## Your objective
Pick out each line below containing "this".

□ □ □ □ □

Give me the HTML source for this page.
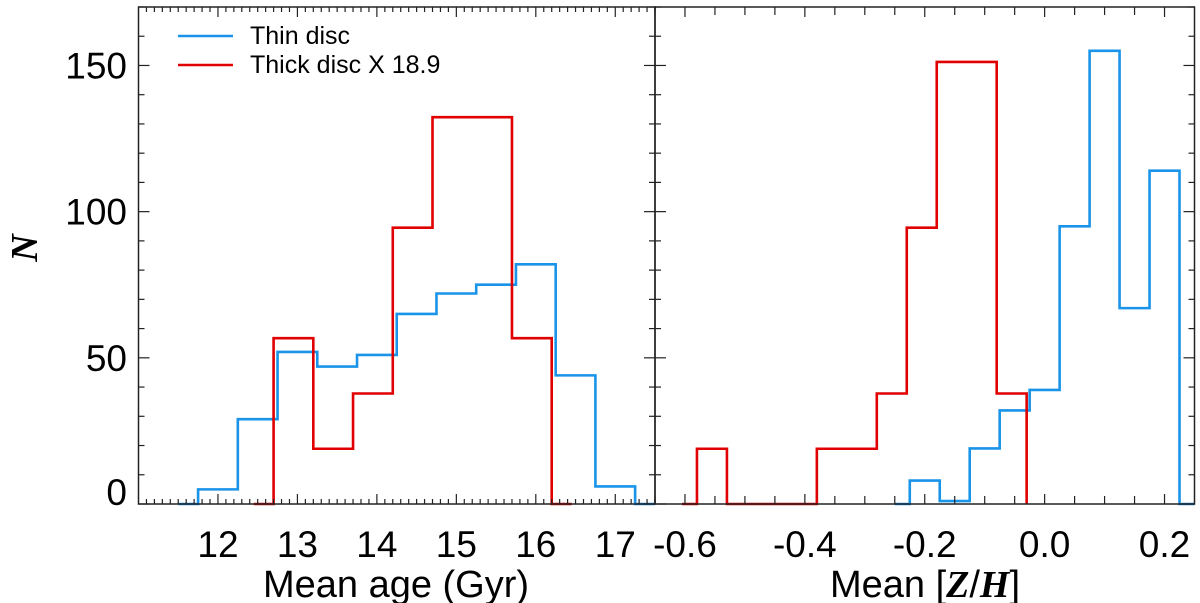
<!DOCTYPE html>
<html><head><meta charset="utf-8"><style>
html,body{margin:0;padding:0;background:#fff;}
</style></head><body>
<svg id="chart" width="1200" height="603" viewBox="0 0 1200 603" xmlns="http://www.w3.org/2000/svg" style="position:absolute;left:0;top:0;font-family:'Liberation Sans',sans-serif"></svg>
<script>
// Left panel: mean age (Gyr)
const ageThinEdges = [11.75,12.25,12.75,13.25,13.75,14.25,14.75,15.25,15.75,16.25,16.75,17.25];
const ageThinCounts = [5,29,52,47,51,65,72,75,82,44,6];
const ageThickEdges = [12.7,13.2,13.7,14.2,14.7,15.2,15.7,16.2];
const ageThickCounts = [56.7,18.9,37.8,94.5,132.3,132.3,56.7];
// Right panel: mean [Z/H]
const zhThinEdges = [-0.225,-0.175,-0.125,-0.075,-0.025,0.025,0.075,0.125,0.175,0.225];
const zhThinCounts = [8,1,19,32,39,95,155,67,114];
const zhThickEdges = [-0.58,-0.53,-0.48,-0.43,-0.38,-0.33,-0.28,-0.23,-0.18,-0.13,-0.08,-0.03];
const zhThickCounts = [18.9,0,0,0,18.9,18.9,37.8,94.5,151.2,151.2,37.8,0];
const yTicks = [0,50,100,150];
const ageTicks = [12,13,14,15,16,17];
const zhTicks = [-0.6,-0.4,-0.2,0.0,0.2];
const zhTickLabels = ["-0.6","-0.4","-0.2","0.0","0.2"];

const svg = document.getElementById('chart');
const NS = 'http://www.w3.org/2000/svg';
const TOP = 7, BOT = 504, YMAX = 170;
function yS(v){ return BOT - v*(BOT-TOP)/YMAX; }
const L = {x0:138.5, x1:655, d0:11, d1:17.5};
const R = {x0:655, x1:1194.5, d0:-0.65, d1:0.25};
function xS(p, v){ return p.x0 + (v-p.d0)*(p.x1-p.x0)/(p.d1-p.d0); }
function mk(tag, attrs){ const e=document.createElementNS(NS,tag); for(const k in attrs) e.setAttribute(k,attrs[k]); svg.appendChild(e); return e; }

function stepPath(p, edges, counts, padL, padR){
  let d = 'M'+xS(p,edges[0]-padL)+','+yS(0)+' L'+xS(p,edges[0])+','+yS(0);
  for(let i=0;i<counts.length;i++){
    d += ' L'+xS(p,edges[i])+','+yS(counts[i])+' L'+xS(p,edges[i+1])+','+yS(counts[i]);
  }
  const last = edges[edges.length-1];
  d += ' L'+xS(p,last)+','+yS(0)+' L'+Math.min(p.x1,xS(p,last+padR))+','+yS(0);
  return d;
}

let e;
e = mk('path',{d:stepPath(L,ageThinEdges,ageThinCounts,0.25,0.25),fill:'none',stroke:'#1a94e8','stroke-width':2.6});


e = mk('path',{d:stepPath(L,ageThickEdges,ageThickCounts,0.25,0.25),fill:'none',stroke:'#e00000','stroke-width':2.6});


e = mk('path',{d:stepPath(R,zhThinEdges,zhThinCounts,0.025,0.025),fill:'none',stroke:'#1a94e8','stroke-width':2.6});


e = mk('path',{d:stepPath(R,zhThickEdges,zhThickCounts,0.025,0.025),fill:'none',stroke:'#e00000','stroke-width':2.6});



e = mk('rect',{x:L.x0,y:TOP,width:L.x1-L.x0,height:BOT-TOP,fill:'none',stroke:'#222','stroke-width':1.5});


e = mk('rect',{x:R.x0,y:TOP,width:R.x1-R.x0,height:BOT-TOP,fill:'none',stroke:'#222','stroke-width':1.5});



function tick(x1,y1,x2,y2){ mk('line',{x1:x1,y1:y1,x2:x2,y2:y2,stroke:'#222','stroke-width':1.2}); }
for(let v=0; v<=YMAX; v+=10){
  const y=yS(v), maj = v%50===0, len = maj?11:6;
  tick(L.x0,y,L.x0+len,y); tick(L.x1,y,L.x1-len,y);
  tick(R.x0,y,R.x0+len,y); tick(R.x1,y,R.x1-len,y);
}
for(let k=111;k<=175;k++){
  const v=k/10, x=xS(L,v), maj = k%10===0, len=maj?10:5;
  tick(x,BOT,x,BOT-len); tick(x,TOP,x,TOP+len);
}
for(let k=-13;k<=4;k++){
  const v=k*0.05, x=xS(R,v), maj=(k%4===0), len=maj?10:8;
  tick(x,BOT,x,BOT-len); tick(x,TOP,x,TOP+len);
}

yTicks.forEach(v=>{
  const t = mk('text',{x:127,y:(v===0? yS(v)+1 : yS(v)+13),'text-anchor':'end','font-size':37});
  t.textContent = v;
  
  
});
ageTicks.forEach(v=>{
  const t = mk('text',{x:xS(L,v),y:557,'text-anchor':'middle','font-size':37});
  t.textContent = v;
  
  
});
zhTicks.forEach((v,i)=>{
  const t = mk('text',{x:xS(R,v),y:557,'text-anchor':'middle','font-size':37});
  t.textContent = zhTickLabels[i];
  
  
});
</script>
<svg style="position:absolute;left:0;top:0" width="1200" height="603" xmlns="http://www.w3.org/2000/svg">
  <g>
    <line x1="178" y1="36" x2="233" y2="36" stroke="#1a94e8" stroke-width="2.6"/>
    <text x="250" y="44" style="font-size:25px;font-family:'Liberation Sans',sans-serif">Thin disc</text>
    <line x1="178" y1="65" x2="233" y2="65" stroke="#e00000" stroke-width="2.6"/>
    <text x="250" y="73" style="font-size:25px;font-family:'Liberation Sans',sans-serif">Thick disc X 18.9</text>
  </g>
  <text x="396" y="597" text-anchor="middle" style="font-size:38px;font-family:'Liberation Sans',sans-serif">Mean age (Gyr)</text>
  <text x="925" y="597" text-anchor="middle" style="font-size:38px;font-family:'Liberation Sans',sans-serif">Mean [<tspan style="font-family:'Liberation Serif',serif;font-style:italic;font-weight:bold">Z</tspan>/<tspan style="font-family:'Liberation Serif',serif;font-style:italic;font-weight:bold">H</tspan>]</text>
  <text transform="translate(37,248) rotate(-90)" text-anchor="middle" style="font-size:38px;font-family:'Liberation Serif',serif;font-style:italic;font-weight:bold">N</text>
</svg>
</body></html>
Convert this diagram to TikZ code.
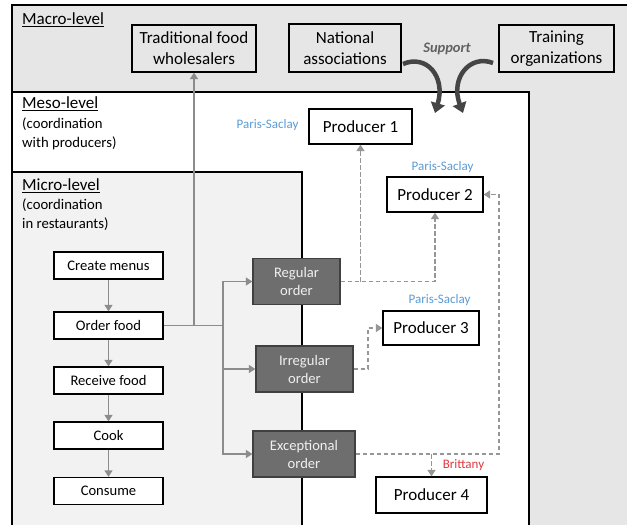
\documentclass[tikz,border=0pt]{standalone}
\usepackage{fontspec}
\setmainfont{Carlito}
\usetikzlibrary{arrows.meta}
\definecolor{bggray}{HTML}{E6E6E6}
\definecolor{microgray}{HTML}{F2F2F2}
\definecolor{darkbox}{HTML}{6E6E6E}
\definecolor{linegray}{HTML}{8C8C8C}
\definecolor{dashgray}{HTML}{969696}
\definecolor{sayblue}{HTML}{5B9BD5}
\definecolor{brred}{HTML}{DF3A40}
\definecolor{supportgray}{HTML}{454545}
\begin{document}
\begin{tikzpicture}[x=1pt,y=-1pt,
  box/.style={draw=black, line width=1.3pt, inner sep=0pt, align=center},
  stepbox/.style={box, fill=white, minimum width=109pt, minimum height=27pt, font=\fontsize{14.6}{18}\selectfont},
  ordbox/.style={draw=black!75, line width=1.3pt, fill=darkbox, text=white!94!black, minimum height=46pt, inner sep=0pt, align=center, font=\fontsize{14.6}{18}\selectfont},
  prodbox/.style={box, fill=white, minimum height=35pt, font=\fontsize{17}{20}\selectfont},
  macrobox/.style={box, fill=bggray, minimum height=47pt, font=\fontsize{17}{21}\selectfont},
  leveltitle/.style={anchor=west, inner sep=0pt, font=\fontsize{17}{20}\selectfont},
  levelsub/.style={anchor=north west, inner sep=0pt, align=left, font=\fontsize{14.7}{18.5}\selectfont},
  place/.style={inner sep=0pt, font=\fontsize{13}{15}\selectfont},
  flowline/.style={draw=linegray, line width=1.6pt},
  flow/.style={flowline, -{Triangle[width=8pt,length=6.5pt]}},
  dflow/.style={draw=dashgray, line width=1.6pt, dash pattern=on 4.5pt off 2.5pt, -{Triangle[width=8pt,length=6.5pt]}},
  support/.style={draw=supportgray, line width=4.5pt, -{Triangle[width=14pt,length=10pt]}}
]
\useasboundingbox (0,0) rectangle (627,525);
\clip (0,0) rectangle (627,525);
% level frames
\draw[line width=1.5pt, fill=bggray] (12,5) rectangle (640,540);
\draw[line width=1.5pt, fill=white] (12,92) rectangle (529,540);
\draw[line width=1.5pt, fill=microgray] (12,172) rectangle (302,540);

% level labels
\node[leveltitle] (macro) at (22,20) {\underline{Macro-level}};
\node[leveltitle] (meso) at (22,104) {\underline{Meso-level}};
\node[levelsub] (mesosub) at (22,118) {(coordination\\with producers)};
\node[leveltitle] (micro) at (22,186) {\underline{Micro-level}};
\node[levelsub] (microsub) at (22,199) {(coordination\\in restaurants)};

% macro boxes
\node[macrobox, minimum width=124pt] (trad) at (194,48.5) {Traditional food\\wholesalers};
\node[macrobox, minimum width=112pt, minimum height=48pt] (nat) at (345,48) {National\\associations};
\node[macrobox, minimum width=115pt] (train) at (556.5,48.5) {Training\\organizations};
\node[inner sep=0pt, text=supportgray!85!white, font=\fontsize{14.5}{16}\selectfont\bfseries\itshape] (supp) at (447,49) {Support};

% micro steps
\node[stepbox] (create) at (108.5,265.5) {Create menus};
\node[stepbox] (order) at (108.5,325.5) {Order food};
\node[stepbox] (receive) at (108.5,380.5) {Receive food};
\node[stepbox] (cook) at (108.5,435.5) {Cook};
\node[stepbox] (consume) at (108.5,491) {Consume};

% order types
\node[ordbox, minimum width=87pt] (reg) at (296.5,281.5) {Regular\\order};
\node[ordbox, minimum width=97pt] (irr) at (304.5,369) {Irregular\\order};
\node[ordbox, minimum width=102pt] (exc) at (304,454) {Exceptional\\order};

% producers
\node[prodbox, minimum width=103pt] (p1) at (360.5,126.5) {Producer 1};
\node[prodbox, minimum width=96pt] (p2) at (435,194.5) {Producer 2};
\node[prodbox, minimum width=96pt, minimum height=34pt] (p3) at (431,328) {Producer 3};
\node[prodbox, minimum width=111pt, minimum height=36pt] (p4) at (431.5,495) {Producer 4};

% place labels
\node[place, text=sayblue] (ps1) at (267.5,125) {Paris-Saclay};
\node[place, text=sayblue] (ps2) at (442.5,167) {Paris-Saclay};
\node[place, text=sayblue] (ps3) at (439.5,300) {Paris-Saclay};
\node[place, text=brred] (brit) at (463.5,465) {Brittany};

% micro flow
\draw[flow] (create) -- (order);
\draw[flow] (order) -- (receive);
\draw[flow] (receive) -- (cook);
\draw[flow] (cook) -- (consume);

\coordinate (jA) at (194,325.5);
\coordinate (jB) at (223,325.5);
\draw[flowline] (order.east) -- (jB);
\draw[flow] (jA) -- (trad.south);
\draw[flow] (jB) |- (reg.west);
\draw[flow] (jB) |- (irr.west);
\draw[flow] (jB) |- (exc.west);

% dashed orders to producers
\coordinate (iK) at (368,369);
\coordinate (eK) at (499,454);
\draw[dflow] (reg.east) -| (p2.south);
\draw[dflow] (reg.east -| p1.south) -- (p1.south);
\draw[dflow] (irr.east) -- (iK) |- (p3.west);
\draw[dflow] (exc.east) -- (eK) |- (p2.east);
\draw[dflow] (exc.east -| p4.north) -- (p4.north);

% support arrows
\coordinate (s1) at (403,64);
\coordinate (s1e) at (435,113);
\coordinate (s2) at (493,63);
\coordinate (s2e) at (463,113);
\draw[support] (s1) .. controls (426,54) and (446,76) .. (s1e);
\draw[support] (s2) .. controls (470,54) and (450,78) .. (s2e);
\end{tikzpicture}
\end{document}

□ □ □ □ □

## Task output
Give me the HTML source for this page.
Convert this diagram to TikZ code.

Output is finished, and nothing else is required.